The Easy Portals library allows to create up to 16 endpoints that can communicate together with the Portals API. Each endpoint is identified by an integer ID between 0 and 15.
The Easy Portals library is auto-documented in the ezportals.h file.
In High Performance Computing (HPC), simulation and AI training applications are implemented with tasks that execute in parallel on the cores of the servers. This allows to get the maximum compute power of the supercomputers. The counterpart of this is the need to exchange data between the tasks because computations usually depends on other tasks results. Here comes the interconnect network of the supercomputer. It offers high-bandwidth and low-latency communication features, but it needs specific communication APIs (like Portals, libfabric or Verbs) to benefit from these features.
For building the Easy Portals library and programs using this library, the system must have the Portals4 library and headers installed.

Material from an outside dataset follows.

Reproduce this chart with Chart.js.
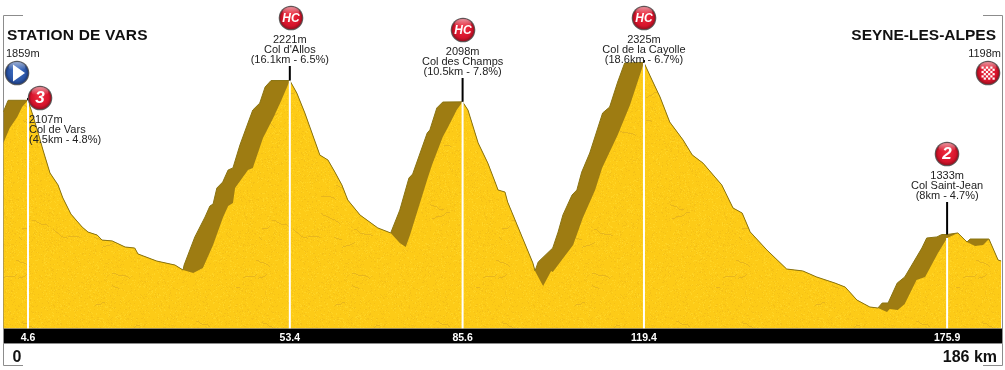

For execution of programs using Easy Portals library, the system have BullSequana Exascale Interconnect (BXI) NIC devices.
The EZP_GROUP environment variable controls the physical interface and Portals PID range that is used by the program. For instance if EZP_GROUP is set to 5, physical interface 1 and Portals PIDs 3100 to 3115 are used by the program.
To build the project, you must initialize the build environment with meson setup build
.
Then launch the build with ninja -C build
.
This project proposes an initiation to the Portals communication semantic with several coding challenges that are based on the Easy Portals library.
- Challenge 1 : First Portals communication
- Challenge 2 : Climate simulation communications
- Challenge 3 : Broadcast communications
The Portals 4.3 Network Programming Interface is available at https://www.sandia.gov/app/uploads/sites/144/2023/03/portals43.pdf.
We assume that all endpoints are running on the same NIC (so they have the same nid). Portals PID is built from endpoint ID (with an offset).
The Portals processes uses physical addressing (PTL_NI_PHYSICAL) and matching (PTL_NI_MATCHING).
There is a single Event Queue per process. There is a single Portals Table Entry per process.
Match entries are always use-once (PTL_ME_USE_ONCE). There is no reception criteria on operation type (PTL_ME_OP_PUT/GET), or on source process (match_id). Matchbit reception criteria is either the exact matchbit value or any matchbit values (EZP_TAG_ANY).
There is a single Counting Event attached to every Match Entries. It is always used as the reference Counting Event for triggered operation. Thus, the threshold specified in the ezpTrigPut() and ezpTrigGet() functions is compared to the number of target data transfer events (PUT/GET).